Stated problem: Up to and including the line with "60, 70, 80];", please set down the entries below exactly, starting from the first line.

Given data:
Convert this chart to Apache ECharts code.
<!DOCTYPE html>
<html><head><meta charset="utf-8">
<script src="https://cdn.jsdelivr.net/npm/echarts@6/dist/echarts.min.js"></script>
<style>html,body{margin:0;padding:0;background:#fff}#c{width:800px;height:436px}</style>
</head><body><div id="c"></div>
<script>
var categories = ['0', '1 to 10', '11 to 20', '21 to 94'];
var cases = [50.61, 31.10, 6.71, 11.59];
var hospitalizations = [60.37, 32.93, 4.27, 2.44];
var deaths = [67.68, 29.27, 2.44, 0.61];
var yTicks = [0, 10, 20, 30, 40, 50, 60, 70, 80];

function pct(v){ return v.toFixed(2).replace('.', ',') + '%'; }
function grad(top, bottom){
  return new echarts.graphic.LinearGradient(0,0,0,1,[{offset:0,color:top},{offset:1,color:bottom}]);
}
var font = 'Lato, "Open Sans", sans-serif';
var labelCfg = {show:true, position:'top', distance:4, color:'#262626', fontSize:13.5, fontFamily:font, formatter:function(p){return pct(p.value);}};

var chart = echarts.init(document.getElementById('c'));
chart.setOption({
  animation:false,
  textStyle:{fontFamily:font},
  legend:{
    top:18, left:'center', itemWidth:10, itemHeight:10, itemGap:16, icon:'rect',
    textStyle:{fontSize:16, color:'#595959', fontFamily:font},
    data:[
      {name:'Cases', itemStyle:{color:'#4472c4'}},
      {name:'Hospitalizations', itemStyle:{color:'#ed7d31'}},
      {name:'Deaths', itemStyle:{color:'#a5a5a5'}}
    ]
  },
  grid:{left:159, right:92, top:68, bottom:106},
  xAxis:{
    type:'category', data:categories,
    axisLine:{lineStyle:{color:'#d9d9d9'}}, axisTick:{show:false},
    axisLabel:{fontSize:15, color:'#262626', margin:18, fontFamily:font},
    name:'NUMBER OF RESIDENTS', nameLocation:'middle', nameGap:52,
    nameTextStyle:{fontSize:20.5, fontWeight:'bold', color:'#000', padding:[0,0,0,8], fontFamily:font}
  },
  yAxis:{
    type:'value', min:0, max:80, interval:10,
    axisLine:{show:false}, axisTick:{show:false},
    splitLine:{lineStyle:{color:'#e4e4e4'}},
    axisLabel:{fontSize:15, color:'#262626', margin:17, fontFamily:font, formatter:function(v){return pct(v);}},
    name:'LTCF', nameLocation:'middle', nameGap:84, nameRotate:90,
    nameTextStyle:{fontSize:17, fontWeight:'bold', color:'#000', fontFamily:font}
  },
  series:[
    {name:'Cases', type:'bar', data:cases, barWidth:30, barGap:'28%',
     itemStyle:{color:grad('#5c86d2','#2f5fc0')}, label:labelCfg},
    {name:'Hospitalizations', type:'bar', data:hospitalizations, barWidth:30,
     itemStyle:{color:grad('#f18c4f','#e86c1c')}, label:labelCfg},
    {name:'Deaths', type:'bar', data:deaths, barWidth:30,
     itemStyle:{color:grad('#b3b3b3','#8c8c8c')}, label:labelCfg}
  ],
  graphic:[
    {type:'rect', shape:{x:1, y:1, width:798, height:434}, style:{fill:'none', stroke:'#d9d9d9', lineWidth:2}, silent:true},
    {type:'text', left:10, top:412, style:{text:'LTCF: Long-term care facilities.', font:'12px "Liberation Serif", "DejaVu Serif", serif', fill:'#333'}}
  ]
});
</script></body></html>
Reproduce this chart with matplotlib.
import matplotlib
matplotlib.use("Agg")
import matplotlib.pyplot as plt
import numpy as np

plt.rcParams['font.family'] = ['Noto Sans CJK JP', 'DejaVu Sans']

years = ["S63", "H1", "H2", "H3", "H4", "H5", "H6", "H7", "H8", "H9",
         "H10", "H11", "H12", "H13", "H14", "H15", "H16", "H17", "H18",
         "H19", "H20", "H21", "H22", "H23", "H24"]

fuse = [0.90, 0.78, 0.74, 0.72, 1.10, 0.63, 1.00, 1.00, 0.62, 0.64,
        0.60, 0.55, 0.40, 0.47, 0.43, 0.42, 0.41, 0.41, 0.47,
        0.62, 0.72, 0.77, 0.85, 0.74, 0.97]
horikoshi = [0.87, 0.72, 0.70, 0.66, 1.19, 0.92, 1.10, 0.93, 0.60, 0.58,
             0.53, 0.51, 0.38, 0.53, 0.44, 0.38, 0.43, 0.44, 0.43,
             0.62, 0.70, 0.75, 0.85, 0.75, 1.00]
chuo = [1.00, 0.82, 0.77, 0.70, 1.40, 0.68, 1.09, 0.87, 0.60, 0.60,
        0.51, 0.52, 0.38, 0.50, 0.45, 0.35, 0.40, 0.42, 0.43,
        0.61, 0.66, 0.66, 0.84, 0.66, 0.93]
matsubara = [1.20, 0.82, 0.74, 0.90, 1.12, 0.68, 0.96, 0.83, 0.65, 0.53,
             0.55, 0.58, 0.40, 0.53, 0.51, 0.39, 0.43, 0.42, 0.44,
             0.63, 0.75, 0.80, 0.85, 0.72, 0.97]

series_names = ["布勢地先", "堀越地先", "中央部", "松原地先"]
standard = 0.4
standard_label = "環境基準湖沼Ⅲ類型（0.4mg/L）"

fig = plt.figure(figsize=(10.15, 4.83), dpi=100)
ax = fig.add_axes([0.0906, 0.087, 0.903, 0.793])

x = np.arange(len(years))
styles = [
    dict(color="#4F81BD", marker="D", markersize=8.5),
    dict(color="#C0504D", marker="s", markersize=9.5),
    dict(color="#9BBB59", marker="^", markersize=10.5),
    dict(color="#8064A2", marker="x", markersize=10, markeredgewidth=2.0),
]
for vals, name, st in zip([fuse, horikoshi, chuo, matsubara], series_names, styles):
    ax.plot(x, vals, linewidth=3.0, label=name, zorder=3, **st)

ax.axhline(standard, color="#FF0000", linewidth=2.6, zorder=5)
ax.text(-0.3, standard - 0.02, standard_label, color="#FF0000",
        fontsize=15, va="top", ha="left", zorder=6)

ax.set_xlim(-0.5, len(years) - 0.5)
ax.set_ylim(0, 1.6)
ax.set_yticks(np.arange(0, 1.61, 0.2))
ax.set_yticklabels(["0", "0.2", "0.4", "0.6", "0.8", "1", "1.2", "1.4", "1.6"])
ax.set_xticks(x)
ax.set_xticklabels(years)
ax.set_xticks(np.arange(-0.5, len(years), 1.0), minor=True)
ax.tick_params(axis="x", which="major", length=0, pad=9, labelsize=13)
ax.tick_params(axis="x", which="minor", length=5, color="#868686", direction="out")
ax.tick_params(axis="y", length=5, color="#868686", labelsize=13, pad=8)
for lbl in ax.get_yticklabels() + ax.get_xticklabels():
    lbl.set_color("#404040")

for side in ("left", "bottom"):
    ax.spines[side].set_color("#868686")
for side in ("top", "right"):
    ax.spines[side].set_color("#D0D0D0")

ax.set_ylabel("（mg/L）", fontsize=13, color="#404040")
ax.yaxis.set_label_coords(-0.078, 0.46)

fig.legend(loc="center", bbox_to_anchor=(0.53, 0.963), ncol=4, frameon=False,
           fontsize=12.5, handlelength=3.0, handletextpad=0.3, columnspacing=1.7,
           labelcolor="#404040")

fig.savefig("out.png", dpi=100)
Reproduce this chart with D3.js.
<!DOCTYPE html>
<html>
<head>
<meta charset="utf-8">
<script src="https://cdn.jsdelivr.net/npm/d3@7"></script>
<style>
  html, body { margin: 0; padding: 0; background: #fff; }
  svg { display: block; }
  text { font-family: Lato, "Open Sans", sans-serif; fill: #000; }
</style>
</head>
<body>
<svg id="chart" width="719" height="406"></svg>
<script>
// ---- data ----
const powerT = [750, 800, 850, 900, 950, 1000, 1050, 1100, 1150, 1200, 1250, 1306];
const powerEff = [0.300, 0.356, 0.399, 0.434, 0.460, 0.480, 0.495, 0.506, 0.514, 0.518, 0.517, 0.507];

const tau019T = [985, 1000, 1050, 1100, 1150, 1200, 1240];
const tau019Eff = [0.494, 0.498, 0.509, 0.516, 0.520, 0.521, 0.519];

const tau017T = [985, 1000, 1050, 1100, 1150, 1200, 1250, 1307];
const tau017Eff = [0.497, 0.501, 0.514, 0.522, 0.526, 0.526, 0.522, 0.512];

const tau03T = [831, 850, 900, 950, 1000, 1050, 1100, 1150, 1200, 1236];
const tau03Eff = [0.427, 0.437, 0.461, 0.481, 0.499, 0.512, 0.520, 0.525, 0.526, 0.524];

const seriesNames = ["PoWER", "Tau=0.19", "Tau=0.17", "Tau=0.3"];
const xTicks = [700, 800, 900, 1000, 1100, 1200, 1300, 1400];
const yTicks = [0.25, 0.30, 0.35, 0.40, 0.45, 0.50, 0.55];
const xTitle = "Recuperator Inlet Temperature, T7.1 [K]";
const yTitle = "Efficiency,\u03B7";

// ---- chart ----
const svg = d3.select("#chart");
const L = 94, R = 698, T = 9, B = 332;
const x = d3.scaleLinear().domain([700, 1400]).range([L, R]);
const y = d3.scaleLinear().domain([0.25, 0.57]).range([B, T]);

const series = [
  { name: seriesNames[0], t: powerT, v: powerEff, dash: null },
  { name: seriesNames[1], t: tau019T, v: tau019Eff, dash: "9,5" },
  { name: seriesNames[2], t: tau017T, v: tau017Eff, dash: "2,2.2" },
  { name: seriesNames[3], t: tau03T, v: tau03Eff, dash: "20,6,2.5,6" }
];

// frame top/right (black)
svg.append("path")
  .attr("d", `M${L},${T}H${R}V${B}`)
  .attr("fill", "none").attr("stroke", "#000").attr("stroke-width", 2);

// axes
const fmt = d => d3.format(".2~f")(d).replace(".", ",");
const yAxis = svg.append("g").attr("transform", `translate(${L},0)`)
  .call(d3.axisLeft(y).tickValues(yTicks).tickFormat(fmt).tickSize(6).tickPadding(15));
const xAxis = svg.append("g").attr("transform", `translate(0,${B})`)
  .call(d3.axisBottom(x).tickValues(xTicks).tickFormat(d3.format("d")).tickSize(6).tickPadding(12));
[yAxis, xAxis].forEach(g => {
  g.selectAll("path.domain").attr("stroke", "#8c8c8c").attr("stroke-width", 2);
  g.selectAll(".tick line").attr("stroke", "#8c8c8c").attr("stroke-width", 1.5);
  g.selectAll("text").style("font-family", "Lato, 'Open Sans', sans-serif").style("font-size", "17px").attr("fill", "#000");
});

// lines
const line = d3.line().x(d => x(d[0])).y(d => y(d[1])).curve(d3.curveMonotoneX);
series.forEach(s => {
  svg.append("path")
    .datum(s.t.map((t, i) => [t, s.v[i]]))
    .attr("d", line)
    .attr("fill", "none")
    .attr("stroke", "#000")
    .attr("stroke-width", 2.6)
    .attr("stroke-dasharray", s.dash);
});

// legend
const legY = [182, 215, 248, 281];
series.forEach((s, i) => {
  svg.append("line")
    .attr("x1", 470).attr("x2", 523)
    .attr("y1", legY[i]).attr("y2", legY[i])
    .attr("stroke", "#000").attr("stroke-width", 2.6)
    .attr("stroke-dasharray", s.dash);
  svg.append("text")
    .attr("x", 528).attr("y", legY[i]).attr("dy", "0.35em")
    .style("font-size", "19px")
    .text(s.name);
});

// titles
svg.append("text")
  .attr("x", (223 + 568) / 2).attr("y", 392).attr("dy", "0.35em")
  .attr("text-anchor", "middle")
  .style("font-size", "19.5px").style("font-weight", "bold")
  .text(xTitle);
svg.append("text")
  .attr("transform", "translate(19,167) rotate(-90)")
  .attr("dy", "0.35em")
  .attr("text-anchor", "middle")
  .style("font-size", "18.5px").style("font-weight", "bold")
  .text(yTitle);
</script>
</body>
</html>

Exercise result:
Convert this chart to Apache ECharts code.
<!DOCTYPE html>
<html><head><meta charset="utf-8">
<script src="https://cdn.jsdelivr.net/npm/echarts@6/dist/echarts.min.js"></script>
<style>html,body{margin:0;padding:0;background:#fff}#c{width:800px;height:436px}</style>
</head><body><div id="c"></div>
<script>
var categories = ['0', '1 to 10', '11 to 20', '21 to 94'];
var cases = [50.61, 31.10, 6.71, 11.59];
var hospitalizations = [60.37, 32.93, 4.27, 2.44];
var deaths = [67.68, 29.27, 2.44, 0.61];
var yTicks = [0, 10, 20, 30, 40, 50, 60, 70, 80];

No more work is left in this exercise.